Fiscal reforms, stronger collaboration
Cardoso, who was joined at the press briefing by Minister of State for Finance, Dr. Doris Uzoka-Anite, emphasized that coordination between fiscal and monetary authorities has strengthened confidence among development partners and global investors.
- He said fiscal reforms under the Tinubu administration, including subsidy removal, expenditure rationalization, and improved revenue mobilization are helping rebalance public finances and free up resources for productive investments in infrastructure, education, and healthcare.
- According to him, public revenues from the non-oil sector are also rising, providing a more diversified base for fiscal stability, while reduced insecurity in oil-producing areas and targeted incentives have attracted over $8 billion in new energy investments, he added.
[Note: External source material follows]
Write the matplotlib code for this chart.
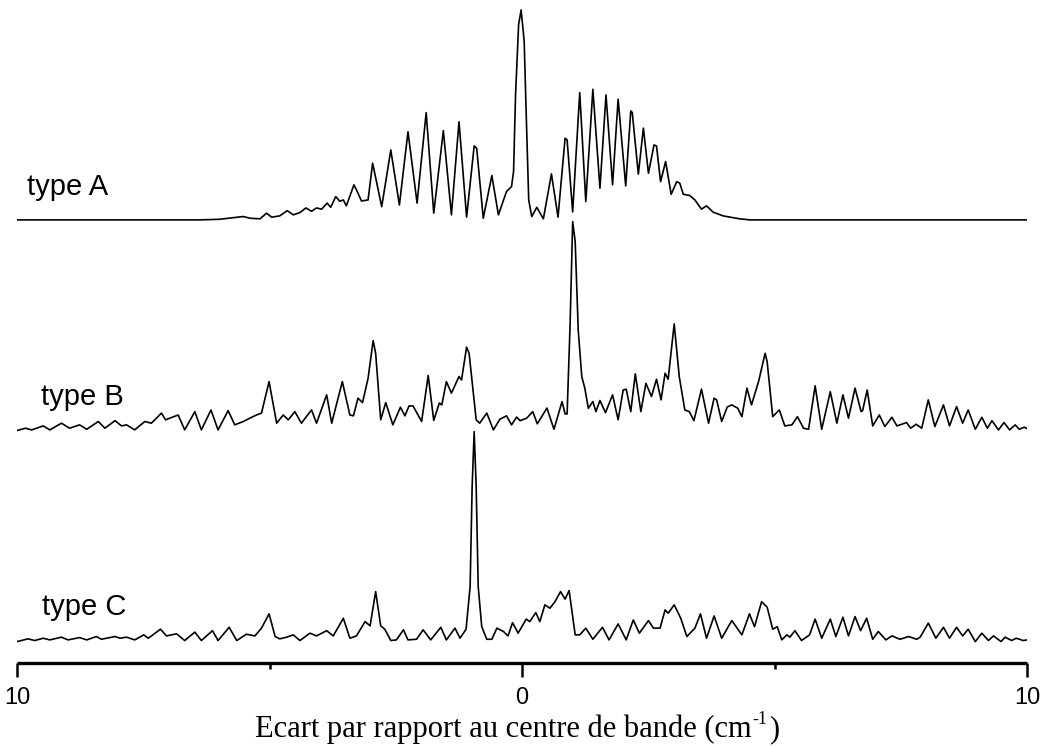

- As part of the gains of the World Bank/IMF Meetings, the Governor further disclosed that Nigeria signed a Memorandum of Understanding with the Central Bank of Angola to enhance monetary cooperation and promote financial stability within Africa.
- Cardoso also announced that Nigeria will formally assume the Chairmanship of the Intergovernmental Group of Twenty-Four (G-24) on November 1, 2025, a key body representing developing countries within the Bretton Woods system.
He said the appointment reflects “international confidence in Nigeria’s leadership and reform credibility.”
“We return home encouraged by the confidence reaffirmed in our mission. Our story is one of resilience of a nation aligning courage with conviction to build a more competitive, innovative, and inclusive economy,” the CBN Governor stated.
More insights
- Nairametrics earlier this week reported Nigeria’s assumption of the chairmanship of the G-24, taking over from Argentina as announced during the IMF/World Bank Annual Meetings
- The G-24, formally known as the Intergovernmental Group of Twenty-Four on International Monetary Affairs and Development, comprises developing nations across Africa, Asia, Latin America, and the Caribbean.
- Established in 1971 as a chapter of the Group of 77, the G-24 aims to coordinate the positions of developing countries on international monetary and development finance issues, ensuring their interests are represented in global negotiations.